Cristina ressalta que essa não é mais uma das suas “aulas magistrais”, mas reitera a necessidade de nos informar e conscientizar o povo. O seu papel é indiscutível, bem como o do kirchnerismo, pela sua experiência de gestão e conquistas de soberania e bem-estar social entre 2003 e 2015. Sem um cargo político, ameaçada por lawfare e por um atentado, Cristina Kirchner encoraja e não deixa de ser uma líder ordenadora e formadora de quadros do peronismo e da UP. Sua atuação se concentra em construir no Campo Popular âmbitos de debate e elaboração política, de programa e quadros capazes de poder derrotar este projeto neoliberal criminoso, seja na área parlamentar, sindical e nos movimentos sociais. No seu discurso Cristina dá prioridade a esse ordenamento e não às questões internas do justicialismo.

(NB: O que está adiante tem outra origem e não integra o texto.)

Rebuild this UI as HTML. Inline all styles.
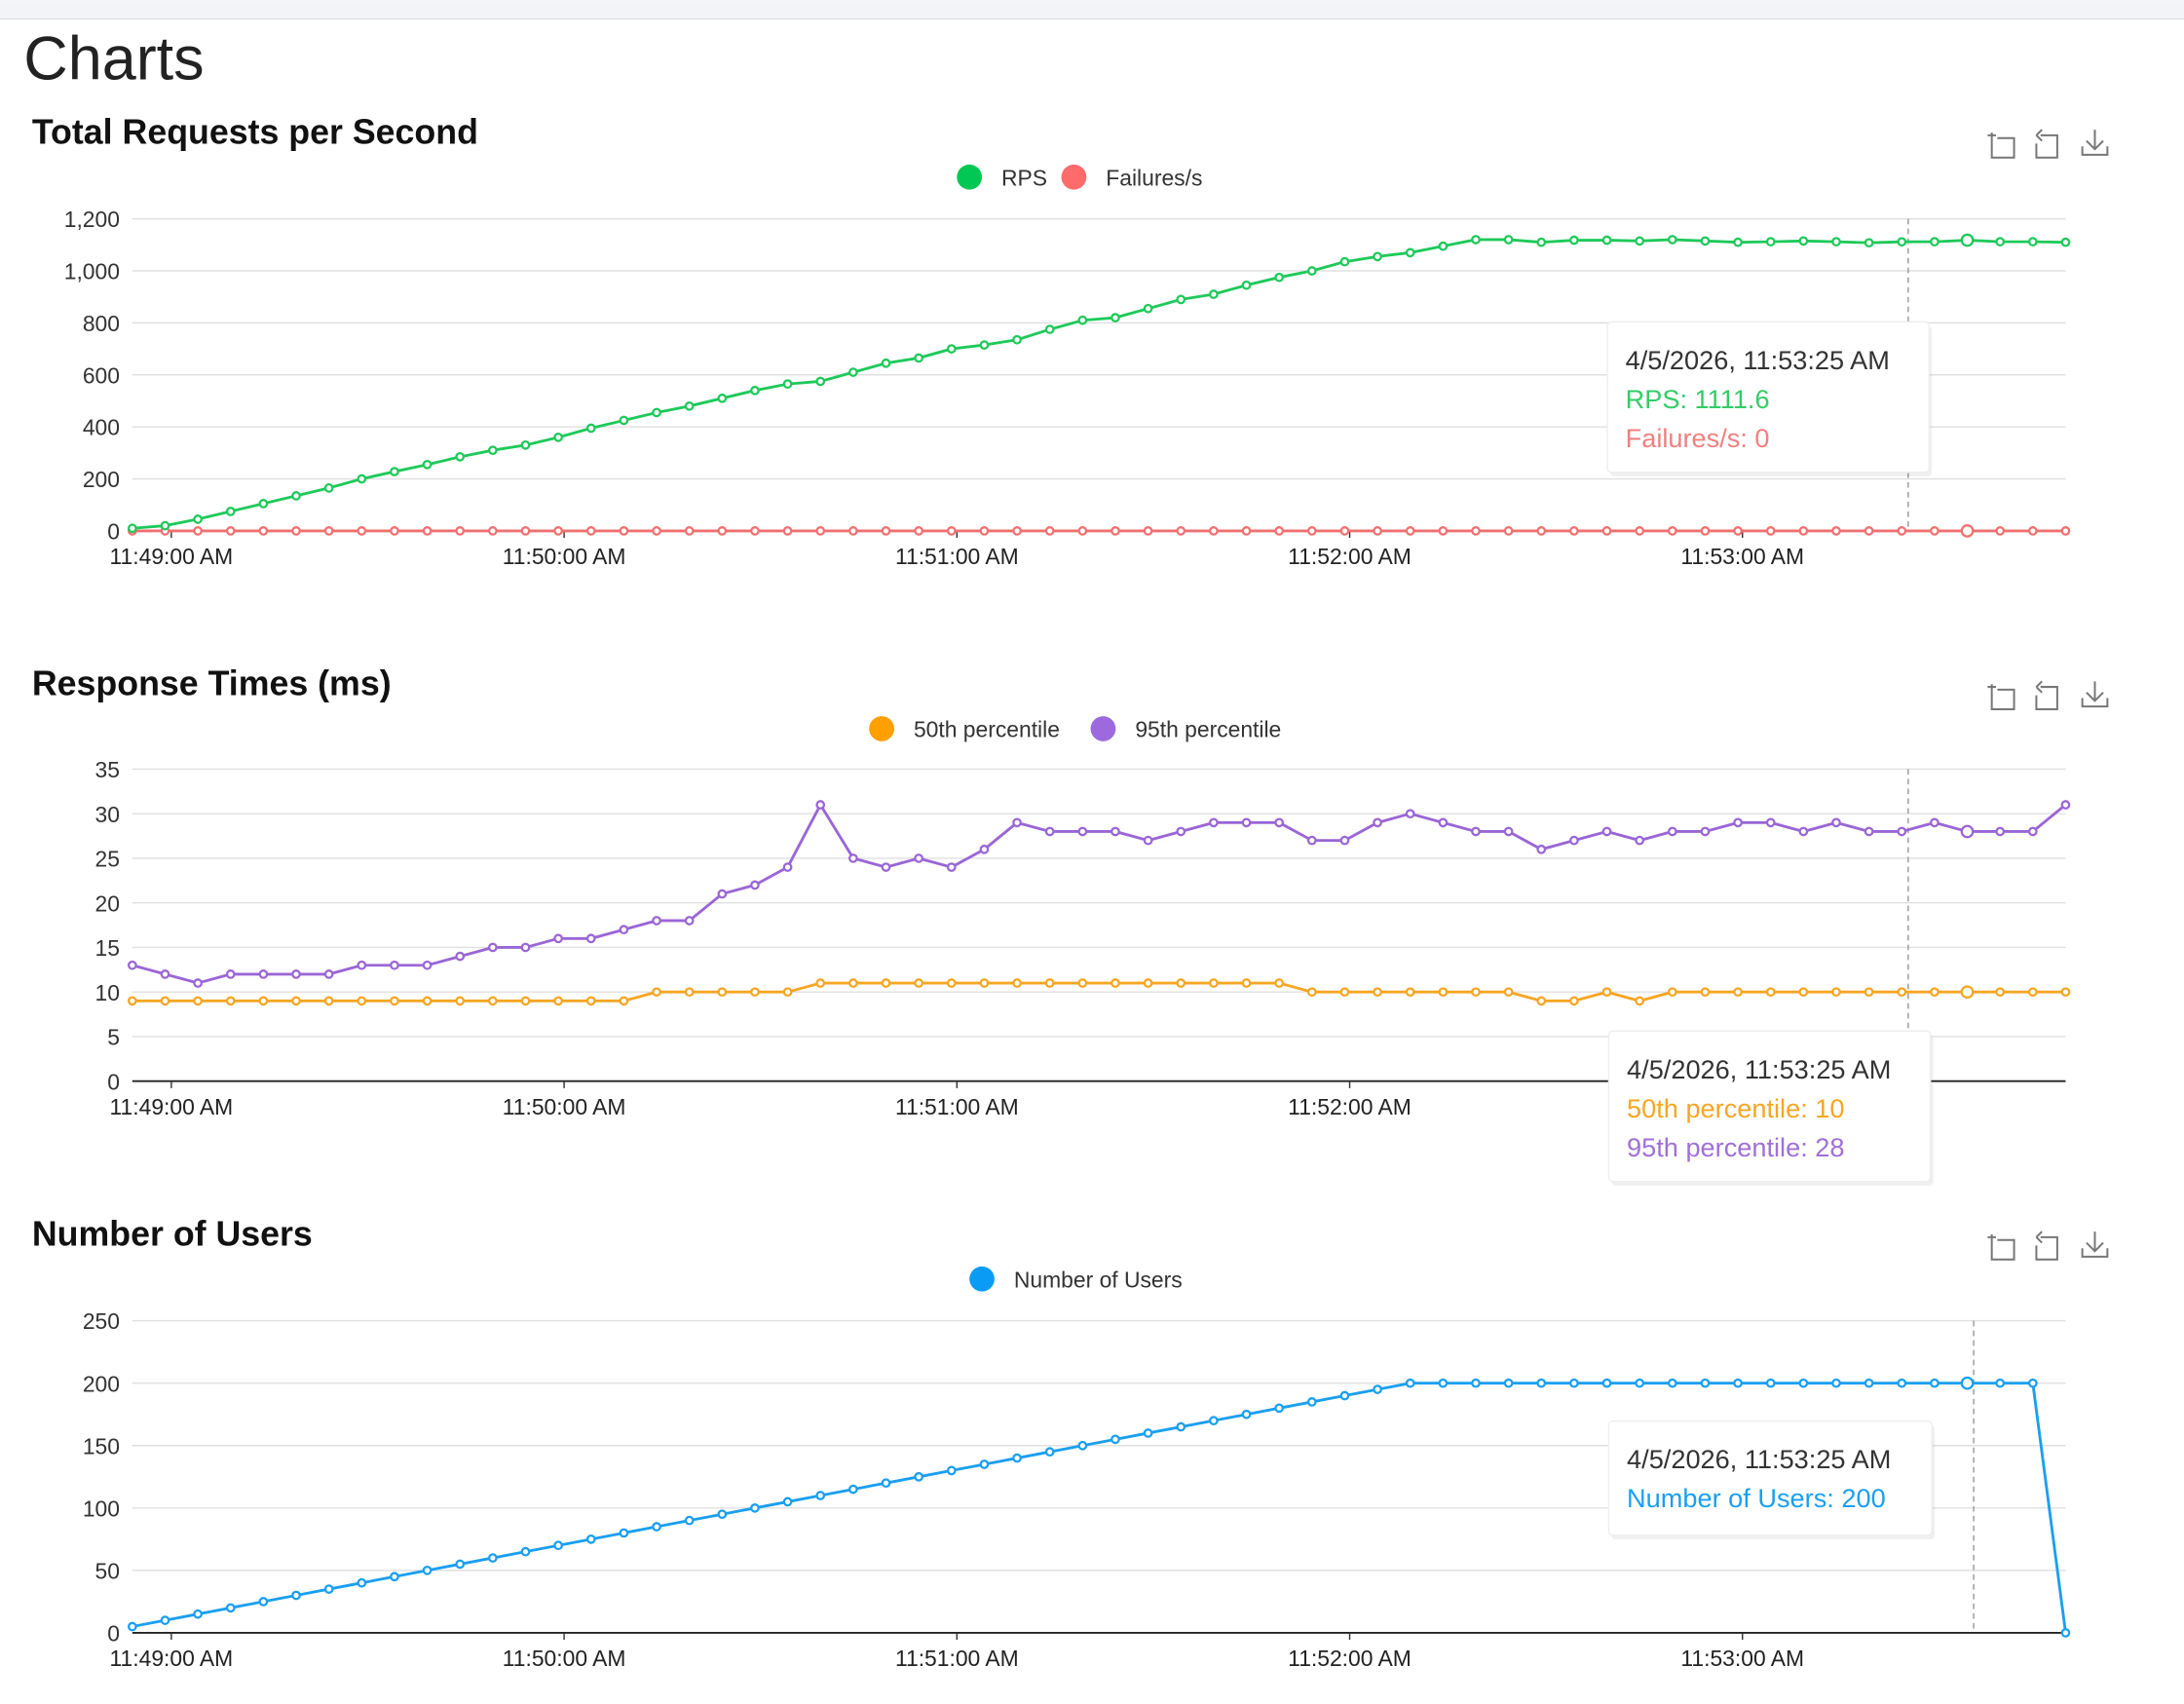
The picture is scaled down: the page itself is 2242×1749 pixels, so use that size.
<!DOCTYPE html>
<html><head><meta charset="utf-8"><style>
html,body{margin:0;padding:0;background:#fff;width:2242px;height:1749px;overflow:hidden}
svg{display:block}
text{font-family:"Liberation Sans","DejaVu Sans",sans-serif}
</style></head><body>
<svg id="root" width="2242" height="1749" viewBox="0 0 1568 1223" xmlns="http://www.w3.org/2000/svg">
<rect x="0" y="0" width="1568" height="13" fill="#f3f4f7"/>
<line x1="0" y1="13.5" x2="1568" y2="13.5" stroke="#dde0e5"/>
<text x="17" y="57" font-size="44" fill="#222">Charts</text>
<g id="charts"></g>
</svg>
<script>
const times = ["11:49:00 AM","11:50:00 AM","11:51:00 AM","11:52:00 AM","11:53:00 AM"];
const rpsValues = [10,20,45,75,105,135,165,200,228,255,285,310,330,360,395,425,455,480,510,540,565,575,610,645,665,700,715,735,775,810,820,855,890,910,945,975,1000,1035,1055,1070,1095,1120,1120,1110,1118,1118,1115,1120,1115,1110,1112,1115,1112,1108,1111.6,1112,1118,1112,1112,1110];
const failValues = [0,0,0,0,0,0,0,0,0,0,0,0,0,0,0,0,0,0,0,0,0,0,0,0,0,0,0,0,0,0,0,0,0,0,0,0,0,0,0,0,0,0,0,0,0,0,0,0,0,0,0,0,0,0,0,0,0,0,0,0];
const p50Values = [9,9,9,9,9,9,9,9,9,9,9,9,9,9,9,9,10,10,10,10,10,11,11,11,11,11,11,11,11,11,11,11,11,11,11,11,10,10,10,10,10,10,10,9,9,10,9,10,10,10,10,10,10,10,10,10,10,10,10,10];
const p95Values = [13,12,11,12,12,12,12,13,13,13,14,15,15,16,16,17,18,18,21,22,24,31,25,24,25,24,26,29,28,28,28,27,28,29,29,29,27,27,29,30,29,28,28,26,27,28,27,28,28,29,29,28,29,28,28,29,28,28,28,31];
const userValues = [5,10,15,20,25,30,35,40,45,50,55,60,65,70,75,80,85,90,95,100,105,110,115,120,125,130,135,140,145,150,155,160,165,170,175,180,185,190,195,200,200,200,200,200,200,200,200,200,200,200,200,200,200,200,200,200,200,200,200,0];
const rpsTicks = [0,200,400,600,800,1000,1200];
const rtTicks = [0,5,10,15,20,25,30,35];
const userTicks = [0,50,100,150,200,250];

const NS="http://www.w3.org/2000/svg";
const G=document.getElementById('charts');
function mk(tag,attrs,parent){const e=document.createElementNS(NS,tag);for(const k in attrs)e.setAttribute(k,attrs[k]);(parent||G).appendChild(e);return e;}
const X0=95, X1=1483;
function xScale(i,n){return X0+(X1-X0)*i/(n-1);}
function timeX(k){return 123+282*k;}

function chart(cfg){
  const g=mk('g',{});
  
  
  const t=mk('text',{x:23,y:cfg.titleY,'font-size':25,'font-weight':'bold',fill:'#111'},g);
  t.textContent=cfg.title;
  
  
  // toolbox icons
  const ic=[1437,1470,1504];
  const iy=cfg.titleY+4;
  const names=['zoom-icon','restore-icon','download-icon'];
  ic.forEach((cx,j)=>{
    const ig=mk('g',{stroke:'#777',fill:'none','stroke-width':1.4},g);
    
    
    if(j==0){mk('path',{d:`M${cx-7} ${iy-12}v18h16v-14h-12M${cx-10} ${iy-10}h6`},ig);}
    else if(j==1){mk('path',{d:`M${cx-5} ${iy-10}h12v16h-15v-10M${cx-8} ${iy-10}l4 -4M${cx-8} ${iy-10}l4 4`},ig);}
    else{mk('path',{d:`M${cx} ${iy-14}v14M${cx-6} ${iy-6}l6 6l6 -6M${cx-9} ${iy-2}v6h18v-6`},ig);}
  });
  // legend
  cfg.legend.forEach(l=>{
    const lg=mk('g',{},g);
    
    
    mk('circle',{cx:l.x,cy:cfg.legendY,r:9,fill:l.color},lg);
    const lt=mk('text',{x:l.x+23,y:cfg.legendY+6,'font-size':16,fill:'#333'},lg);
    lt.textContent=l.label;
  });
  const top=cfg.top,bot=cfg.bot,max=cfg.ticks[cfg.ticks.length-1];
  const yS=v=>bot-(bot-top)*v/max;
  cfg.ticks.forEach(v=>{
    const y=yS(v);
    if(v>0){const gl=mk('line',{x1:X0,x2:X1,y1:y,y2:y,stroke:'#e0e0e0','stroke-width':1},g);
    }
    const tt=mk('text',{x:86,y:y+6,'font-size':16,fill:'#333','text-anchor':'end'},g);
    tt.textContent=v.toLocaleString('en-US');
    
    
  });
  const ax=mk('line',{x1:X0,x2:X1,y1:bot,y2:bot,stroke:cfg.axisColor,'stroke-width':1.3},g);
  
  
  times.forEach((s,k)=>{
    const x=timeX(k);
    mk('line',{x1:x,x2:x,y1:bot,y2:bot+5,stroke:'#333'},g);
    const tl=mk('text',{x:x,y:bot+24,'font-size':16,fill:'#222','text-anchor':'middle'},g);
    tl.textContent=s;
    
    
  });
  mk('line',{x1:cfg.hoverX,x2:cfg.hoverX,y1:top,y2:bot,stroke:'#999','stroke-dasharray':'4 3','stroke-width':1},g);
  cfg.series.forEach(s=>{
    const n=s.values.length;
    const pts=s.values.map((v,i)=>xScale(i,n).toFixed(2)+','+yS(v).toFixed(2)).join(' ');
    const pl=mk('polyline',{points:pts,fill:'none',stroke:s.color,'stroke-width':2},g);
    
    
    s.values.forEach((v,i)=>{
      const big=i===cfg.emph;
      const c=mk('circle',{cx:xScale(i,n),cy:yS(v),r:big?4:2.6,fill:'#fff',stroke:s.color,'stroke-width':1.6},g);
      
      
    });
  });
  // tooltip
  const tp=cfg.tip;
  const tg=mk('g',{},g);
  
  
  mk('rect',{x:tp.x+2,y:tp.y+3,width:tp.w,height:tp.h,rx:3,fill:'#000',opacity:0.06},tg);
  mk('rect',{x:tp.x,y:tp.y,width:tp.w,height:tp.h,rx:3,fill:'#fff',stroke:'#eee'},tg);
  tp.lines.forEach((l,k)=>{
    const tx=mk('text',{x:tp.x+13,y:tp.y+34+k*28,'font-size':19,fill:l[1]},tg);
    tx.textContent=l[0];
  });
}
chart({name:'rps-chart',title:'Total Requests per Second',titleY:103,legendY:127,top:157,bot:381,ticks:rpsTicks,axisColor:'#ccc',hoverX:1370,emph:56,
  legend:[{x:696,color:'#00c853',label:'RPS'},{x:771,color:'#ff6b6b',label:'Failures/s'}],
  series:[{name:'failures',values:failValues,color:'#f07070'},{name:'rps',values:rpsValues,color:'#1ec95a'}],
  tip:{x:1154,y:231,w:231,h:108,lines:[['4/5/2026, 11:53:25 AM','#333'],['RPS: 1111.6','#33cc66'],['Failures/s: 0','#f08080']]}});
chart({name:'response-times-chart',title:'Response Times (ms)',titleY:499,legendY:523,top:552,bot:776,ticks:rtTicks,axisColor:'#222',hoverX:1370,emph:56,
  legend:[{x:633,color:'#ff9f00',label:'50th percentile'},{x:792,color:'#9c6ade',label:'95th percentile'}],
  series:[{name:'p50',values:p50Values,color:'#f5a623'},{name:'p95',values:p95Values,color:'#9a66d6'}],
  tip:{x:1155,y:740,w:231,h:108,lines:[['4/5/2026, 11:53:25 AM','#333'],['50th percentile: 10','#f5a623'],['95th percentile: 28','#a070d8']]}});
chart({name:'users-chart',title:'Number of Users',titleY:894,legendY:918,top:948,bot:1172,ticks:userTicks,axisColor:'#222',hoverX:1417,emph:56,
  legend:[{x:705,color:'#0a9cf5',label:'Number of Users'}],
  series:[{name:'users',values:userValues,color:'#1a9ff0'}],
  tip:{x:1155,y:1020,w:232,h:82,lines:[['4/5/2026, 11:53:25 AM','#333'],['Number of Users: 200','#1a9ff0']]}});
</script>
</body></html>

Na semana entrante se retomam, as sessões para debater e votar a nova Lei de Bases e o Pacto Fiscal de Milei. A Lei de Bases com seus 220 artigos é o que restou da Lei Ônibus com seus 664 artigos que em fevereiro foi rechaçada no Congresso. Mas, substancialmente continua danosa e dá campo às chamadas faculdades delegadas do Executivo para desregular a economia, privatizar as empresas públicas e concretizar uma reforma trabalhista que permita a precarização, restitua a cobrança do imposto de renda a um piso inferior, e a venda de terras aos estrangeiros. Cristina Kirchner deixou claro que é preciso estar alerta ao capítulo da Lei que “dá poderes ao Presidente para cancelar 2.308 obras públicas” e que, ao mesmo tempo, “proíbe a revisão dos contratos dolarizados de geração de energia renovável, térmica e hidroelétrica, principal causa do aumento astronômico das tarifas de eletricidade."
Algum sábio analista disse que o 23 de abril foi um plebiscito pela escola pública. Verdade. O povo votou com os pés. Agora, há que ver como respondem as lideranças políticas para dar uma saída à pressão social. No dia 25 de abril, dois dias depois da sinalização de um milhão nas ruas, a oposição, UP (União pela Pátria), FIT e parte da U. Cívica Radical, convocaram uma sessão especial na Câmara de Deputados para responder ao tema das verbas das universidades públicas. Não houve quórum por ausência de oficialistas e centristas entre os quais, contraditoriamente, alguns haviam presenciado a manifestação.
A força do 23 de abril deve dar a pensar às forças políticas oficialistas e opositoras, antes de votar no Congresso a Lei de Bases nesta semana em nome do povo: isso é só o começo. Em quatro meses de governo da Liberdade Avança, o povo argentino avançou massivamente às ruas: 24J, 8M, 24M, 23A. Salta-se da quantidade à qualidade. As centrais sindicais preparam uma significativa manifestação de 1º. de Maio e, no próximo 9 de maio há greve geral decretada pela CGT, CTAs, ATE, La Bancária, e diversos sindicatos, com previsível multidão de trabalhadores e estudantes organizados nas ruas.
* Este é um artigo de opinião, de responsabilidade do autor, e não reflete a opinião do Brasil 247.